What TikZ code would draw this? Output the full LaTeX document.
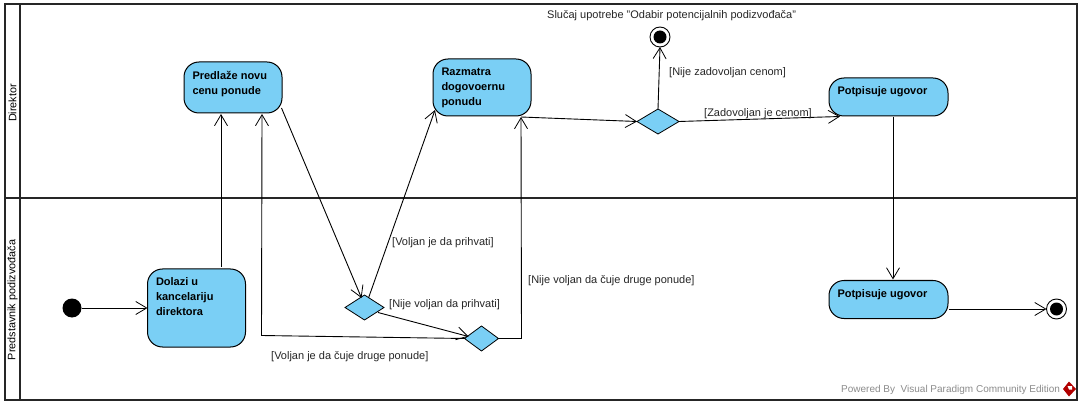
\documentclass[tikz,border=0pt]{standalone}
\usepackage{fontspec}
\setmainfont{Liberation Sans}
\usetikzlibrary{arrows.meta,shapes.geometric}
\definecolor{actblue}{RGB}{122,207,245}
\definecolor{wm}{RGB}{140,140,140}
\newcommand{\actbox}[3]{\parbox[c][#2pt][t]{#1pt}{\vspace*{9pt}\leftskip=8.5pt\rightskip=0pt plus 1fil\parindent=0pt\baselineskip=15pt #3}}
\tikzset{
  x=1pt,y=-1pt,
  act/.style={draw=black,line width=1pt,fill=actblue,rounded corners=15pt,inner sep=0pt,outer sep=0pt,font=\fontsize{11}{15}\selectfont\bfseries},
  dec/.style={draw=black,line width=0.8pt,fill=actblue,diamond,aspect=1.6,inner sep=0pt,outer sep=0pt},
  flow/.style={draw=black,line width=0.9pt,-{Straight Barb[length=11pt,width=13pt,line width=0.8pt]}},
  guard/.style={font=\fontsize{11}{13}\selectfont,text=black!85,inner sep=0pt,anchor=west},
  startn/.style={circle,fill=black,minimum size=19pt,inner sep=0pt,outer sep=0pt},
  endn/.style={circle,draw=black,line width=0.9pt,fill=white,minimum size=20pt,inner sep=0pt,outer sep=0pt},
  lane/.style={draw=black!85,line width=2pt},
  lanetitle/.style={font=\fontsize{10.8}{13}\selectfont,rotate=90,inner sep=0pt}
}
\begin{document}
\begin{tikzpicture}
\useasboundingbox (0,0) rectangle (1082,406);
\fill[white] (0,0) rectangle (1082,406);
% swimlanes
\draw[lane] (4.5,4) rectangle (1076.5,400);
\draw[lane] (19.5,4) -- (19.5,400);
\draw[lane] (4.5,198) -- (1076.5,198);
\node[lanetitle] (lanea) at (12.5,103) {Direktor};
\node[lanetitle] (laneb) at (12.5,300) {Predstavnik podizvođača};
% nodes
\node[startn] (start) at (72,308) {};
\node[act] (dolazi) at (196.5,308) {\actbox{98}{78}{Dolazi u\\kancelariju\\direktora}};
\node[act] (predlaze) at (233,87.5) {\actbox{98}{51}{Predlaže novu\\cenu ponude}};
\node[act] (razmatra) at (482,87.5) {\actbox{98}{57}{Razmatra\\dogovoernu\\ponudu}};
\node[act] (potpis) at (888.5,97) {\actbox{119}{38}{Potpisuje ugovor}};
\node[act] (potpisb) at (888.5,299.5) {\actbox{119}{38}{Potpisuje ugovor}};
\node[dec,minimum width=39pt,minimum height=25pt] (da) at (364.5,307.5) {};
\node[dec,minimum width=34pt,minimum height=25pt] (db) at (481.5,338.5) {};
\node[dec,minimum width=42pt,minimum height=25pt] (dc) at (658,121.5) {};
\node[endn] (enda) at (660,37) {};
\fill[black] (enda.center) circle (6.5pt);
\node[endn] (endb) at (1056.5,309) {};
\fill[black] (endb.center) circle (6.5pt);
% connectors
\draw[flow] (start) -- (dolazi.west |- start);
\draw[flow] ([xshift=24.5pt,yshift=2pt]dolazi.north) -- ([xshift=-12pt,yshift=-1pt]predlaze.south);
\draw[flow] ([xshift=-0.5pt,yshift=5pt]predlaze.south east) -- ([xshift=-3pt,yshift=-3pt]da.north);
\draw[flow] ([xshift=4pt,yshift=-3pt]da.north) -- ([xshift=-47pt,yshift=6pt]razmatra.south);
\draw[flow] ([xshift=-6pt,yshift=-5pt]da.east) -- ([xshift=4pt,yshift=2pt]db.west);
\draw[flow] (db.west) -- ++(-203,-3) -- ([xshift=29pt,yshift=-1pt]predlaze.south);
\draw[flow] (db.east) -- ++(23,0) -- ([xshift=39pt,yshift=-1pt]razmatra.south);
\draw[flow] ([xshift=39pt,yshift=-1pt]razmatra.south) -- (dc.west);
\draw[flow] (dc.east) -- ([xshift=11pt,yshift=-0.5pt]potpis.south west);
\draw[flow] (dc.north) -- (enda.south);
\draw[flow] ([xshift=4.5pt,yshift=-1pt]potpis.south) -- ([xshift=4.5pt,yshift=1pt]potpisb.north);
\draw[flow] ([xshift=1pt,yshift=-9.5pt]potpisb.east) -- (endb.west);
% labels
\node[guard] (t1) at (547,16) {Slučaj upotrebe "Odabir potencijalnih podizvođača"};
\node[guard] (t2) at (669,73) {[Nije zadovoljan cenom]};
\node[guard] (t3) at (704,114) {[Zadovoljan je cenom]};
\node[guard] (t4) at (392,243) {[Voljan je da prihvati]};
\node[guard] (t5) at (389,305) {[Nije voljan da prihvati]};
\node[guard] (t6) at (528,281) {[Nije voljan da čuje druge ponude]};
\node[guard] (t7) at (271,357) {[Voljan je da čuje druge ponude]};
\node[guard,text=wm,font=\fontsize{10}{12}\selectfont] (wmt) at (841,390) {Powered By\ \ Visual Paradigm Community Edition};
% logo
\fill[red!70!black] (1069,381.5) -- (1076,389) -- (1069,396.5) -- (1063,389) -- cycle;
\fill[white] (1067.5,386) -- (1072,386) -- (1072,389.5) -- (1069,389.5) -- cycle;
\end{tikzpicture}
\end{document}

• Description of the task
Copy all the lines of data exactly as they appear, dropping any images.

• Final answer
What TikZ code would draw this? Output the full LaTeX document.
\documentclass[tikz,border=0pt]{standalone}
\usepackage{fontspec}
\setmainfont{Liberation Sans}
\usetikzlibrary{arrows.meta,shapes.geometric}
\definecolor{actblue}{RGB}{122,207,245}
\definecolor{wm}{RGB}{140,140,140}
\newcommand{\actbox}[3]{\parbox[c][#2pt][t]{#1pt}{\vspace*{9pt}\leftskip=8.5pt\rightskip=0pt plus 1fil\parindent=0pt\baselineskip=15pt #3}}
\tikzset{
  x=1pt,y=-1pt,
  act/.style={draw=black,line width=1pt,fill=actblue,rounded corners=15pt,inner sep=0pt,outer sep=0pt,font=\fontsize{11}{15}\selectfont\bfseries},
  dec/.style={draw=black,line width=0.8pt,fill=actblue,diamond,aspect=1.6,inner sep=0pt,outer sep=0pt},
  flow/.style={draw=black,line width=0.9pt,-{Straight Barb[length=11pt,width=13pt,line width=0.8pt]}},
  guard/.style={font=\fontsize{11}{13}\selectfont,text=black!85,inner sep=0pt,anchor=west},
  startn/.style={circle,fill=black,minimum size=19pt,inner sep=0pt,outer sep=0pt},
  endn/.style={circle,draw=black,line width=0.9pt,fill=white,minimum size=20pt,inner sep=0pt,outer sep=0pt},
  lane/.style={draw=black!85,line width=2pt},
  lanetitle/.style={font=\fontsize{10.8}{13}\selectfont,rotate=90,inner sep=0pt}
}
\begin{document}
\begin{tikzpicture}
\useasboundingbox (0,0) rectangle (1082,406);
\fill[white] (0,0) rectangle (1082,406);
% swimlanes
\draw[lane] (4.5,4) rectangle (1076.5,400);
\draw[lane] (19.5,4) -- (19.5,400);
\draw[lane] (4.5,198) -- (1076.5,198);
\node[lanetitle] (lanea) at (12.5,103) {Direktor};
\node[lanetitle] (laneb) at (12.5,300) {Predstavnik podizvođača};
% nodes
\node[startn] (start) at (72,308) {};
\node[act] (dolazi) at (196.5,308) {\actbox{98}{78}{Dolazi u\\kancelariju\\direktora}};
\node[act] (predlaze) at (233,87.5) {\actbox{98}{51}{Predlaže novu\\cenu ponude}};
\node[act] (razmatra) at (482,87.5) {\actbox{98}{57}{Razmatra\\dogovoernu\\ponudu}};
\node[act] (potpis) at (888.5,97) {\actbox{119}{38}{Potpisuje ugovor}};
\node[act] (potpisb) at (888.5,299.5) {\actbox{119}{38}{Potpisuje ugovor}};
\node[dec,minimum width=39pt,minimum height=25pt] (da) at (364.5,307.5) {};
\node[dec,minimum width=34pt,minimum height=25pt] (db) at (481.5,338.5) {};
\node[dec,minimum width=42pt,minimum height=25pt] (dc) at (658,121.5) {};
\node[endn] (enda) at (660,37) {};
\fill[black] (enda.center) circle (6.5pt);
\node[endn] (endb) at (1056.5,309) {};
\fill[black] (endb.center) circle (6.5pt);
% connectors
\draw[flow] (start) -- (dolazi.west |- start);
\draw[flow] ([xshift=24.5pt,yshift=2pt]dolazi.north) -- ([xshift=-12pt,yshift=-1pt]predlaze.south);
\draw[flow] ([xshift=-0.5pt,yshift=5pt]predlaze.south east) -- ([xshift=-3pt,yshift=-3pt]da.north);
\draw[flow] ([xshift=4pt,yshift=-3pt]da.north) -- ([xshift=-47pt,yshift=6pt]razmatra.south);
\draw[flow] ([xshift=-6pt,yshift=-5pt]da.east) -- ([xshift=4pt,yshift=2pt]db.west);
\draw[flow] (db.west) -- ++(-203,-3) -- ([xshift=29pt,yshift=-1pt]predlaze.south);
\draw[flow] (db.east) -- ++(23,0) -- ([xshift=39pt,yshift=-1pt]razmatra.south);
\draw[flow] ([xshift=39pt,yshift=-1pt]razmatra.south) -- (dc.west);
\draw[flow] (dc.east) -- ([xshift=11pt,yshift=-0.5pt]potpis.south west);
\draw[flow] (dc.north) -- (enda.south);
\draw[flow] ([xshift=4.5pt,yshift=-1pt]potpis.south) -- ([xshift=4.5pt,yshift=1pt]potpisb.north);
\draw[flow] ([xshift=1pt,yshift=-9.5pt]potpisb.east) -- (endb.west);
% labels
\node[guard] (t1) at (547,16) {Slučaj upotrebe "Odabir potencijalnih podizvođača"};
\node[guard] (t2) at (669,73) {[Nije zadovoljan cenom]};
\node[guard] (t3) at (704,114) {[Zadovoljan je cenom]};
\node[guard] (t4) at (392,243) {[Voljan je da prihvati]};
\node[guard] (t5) at (389,305) {[Nije voljan da prihvati]};
\node[guard] (t6) at (528,281) {[Nije voljan da čuje druge ponude]};
\node[guard] (t7) at (271,357) {[Voljan je da čuje druge ponude]};
\node[guard,text=wm,font=\fontsize{10}{12}\selectfont] (wmt) at (841,390) {Powered By\ \ Visual Paradigm Community Edition};
% logo
\fill[red!70!black] (1069,381.5) -- (1076,389) -- (1069,396.5) -- (1063,389) -- cycle;
\fill[white] (1067.5,386) -- (1072,386) -- (1072,389.5) -- (1069,389.5) -- cycle;
\end{tikzpicture}
\end{document}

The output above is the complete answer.